Trazer os arquivos da RFE para a Roménia e pô-los à disposição dos jovens é extremamente importante”, afirma Liviu Tofan, director do IRIR, para quem “a origem da maioria dos problemas do país está nos últimos 20 anos, porque a sociedade romena não pode debater esse período. A corrupção e o favoritismo actuais nasceram nessa época, por isso é essencial compreendermos os seus erros”. Reaver os arquivos “não é uma tarefa fácil”, acrescenta, “mas acreditamos firmemente que a História não tem preço! Somos, a par da Bulgária, o único país da Europa Central e Oriental que não recuperou os seus arquivos”.

França

Paris cala a RFI

Os tempos mudam, as rádios também. Depois da BBC e da Deutsche Welle, chegou a vez de a Radio France Internationale (RFI), a estação de serviço público destinada ao estrangeiro, suprimir alguns programas por razões de baixa audiência. A RFI passará a emitir em seis línguas (em vez das actuais 20): polaco, albanês, lituano e alemão, a partir de 19 de Dezembro; as emissões em turco já acabaram e as servo-croatas sobreviverão apenas algumas semanas. Outras redacções, como a romena, foram drasticamente reduzidas, enquanto as filiais de Belgrado, Sófia e Lisboa vão ser vendidas.

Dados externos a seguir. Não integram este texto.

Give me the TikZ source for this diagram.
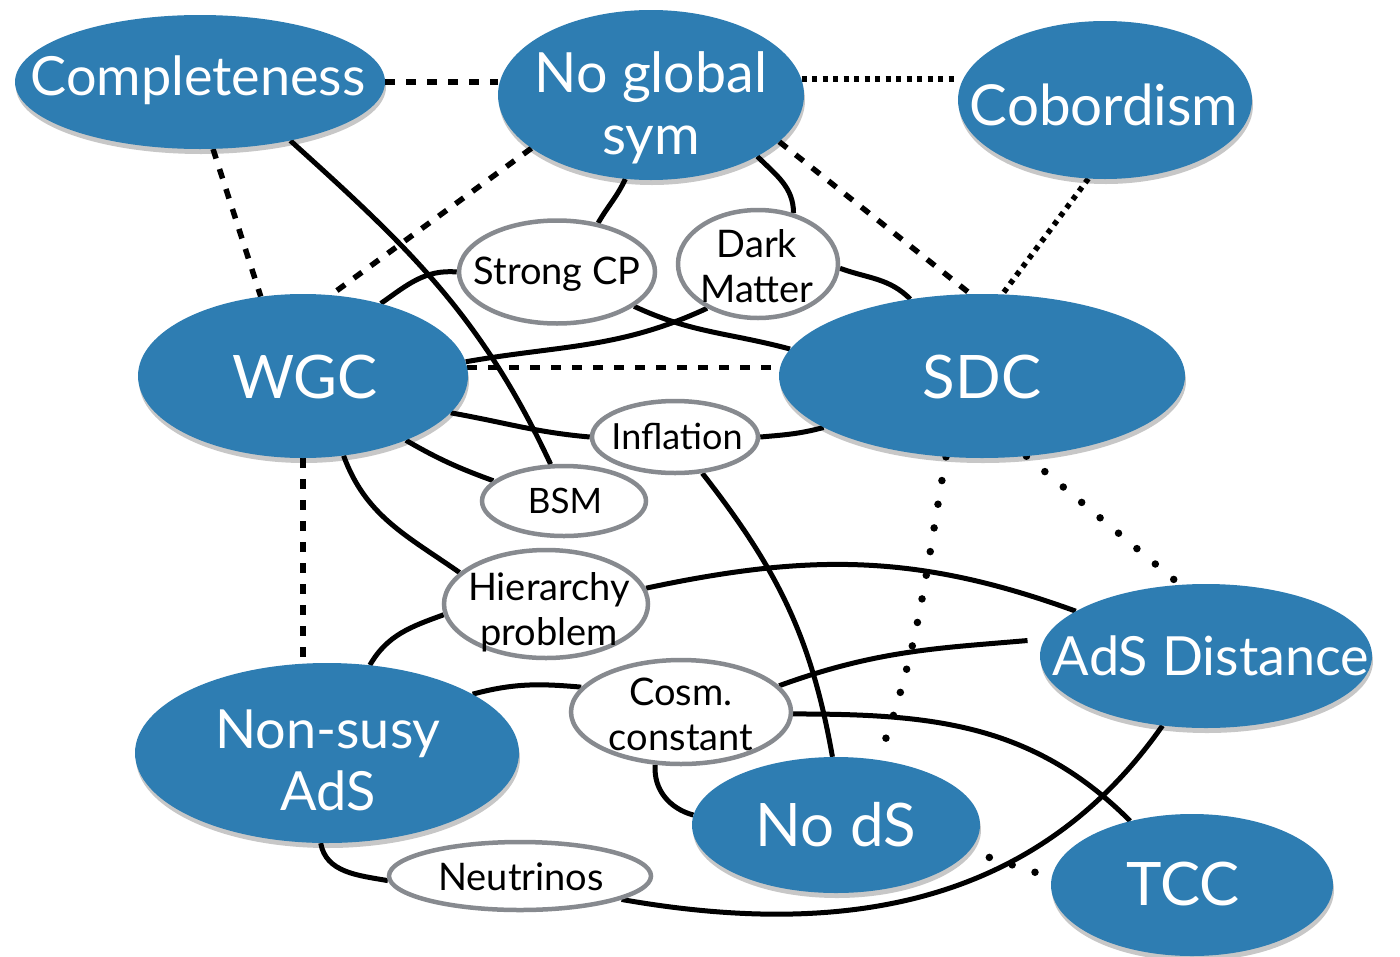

A medida inscreve-se num plano de reorganização do audiovisual púbico francês para o exterior, que prevê a extinção de mais de 200 postos de trabalho e que esteve na origem, em Maio de 2009, da mais longa greve do sector desde 1968 (ainda está em curso). Para Le Monde diplomatique, a reestruturação da RFI, a terceira rádio internacional do mundo, com 45 milhões de ouvintes em 74 países, é a prova da quebra de importância geopolítica de certos países, sobretudo europeus, aos olhos de Paris, que quer privilegiar novos alvos, “essencialmente em África”.